Now, we want to find a completion of this sketch such that

  • 1) The completion is semantically close to the original program. (Semantic closeness just means that the two programs agree on most inputs.)
  • 2) The completion is fair according to the definition above.

The idea is that we want to give the program a small nudge to make it fair. One possible completion is the following:

def hire(urank):
   return 1 <= urank <= 15

This program happens to be fair, per the above definition, and is semantically close to the original program. In a sense, we kept increasing the upper bound on the college ranking until we got a fair program. Our tool would find such completion.

Before I discuss how we actually do the fairifcation, I have to state that I do not claim this is the best debiasing of our program or that that fairness conditions I used in this example is the most desirable in this setting. I simply intended this combination for illustration.

Fairification with program synthesis

The approach we used is a new method for program synthesis. Most work in the program synthesis literature attempts to find a program that satisfies a specification. Here, our specification is a probabilistic one. Our technique uses SMT solvers, fancy data structures, and a sprinkle of statistical learning theory for good measure. It traverses the space of programs and finds fair programs that are close to the original unfair one. Our technique can take an arbitrary fairness definition in a syntactic language that is expressions over probabilities of events, like the 80–20 rule we saw above.
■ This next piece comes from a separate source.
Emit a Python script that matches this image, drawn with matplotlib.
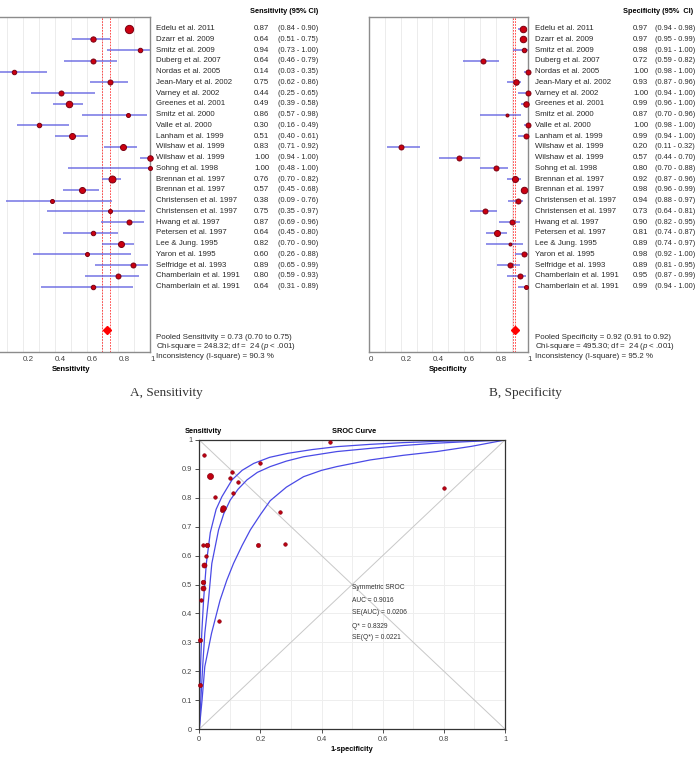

For details, I invite you to read our paper. For a quick synthesis primer, I invite you to read an earlier post.

Looking forward

Most of the recent works have focused on unfairness in automation of bureaucratic processes, like loans, hiring, and others. But fairness and unfairness extend to any other area where we interact with software. In the near future, it appears that we’ll be interacting with robots, self-driving cars, and other autonomous agents. What does fairness mean there?

I believe there’s lots of interesting and important work to be done by the programming languages and verification communities on the issue of fair programs: How do we debug unfair programs? There are lots of algorithms introduced for fair classification; can we build verified implementations? Can we build programming-language support for reasoning about fairness in data analysis environments?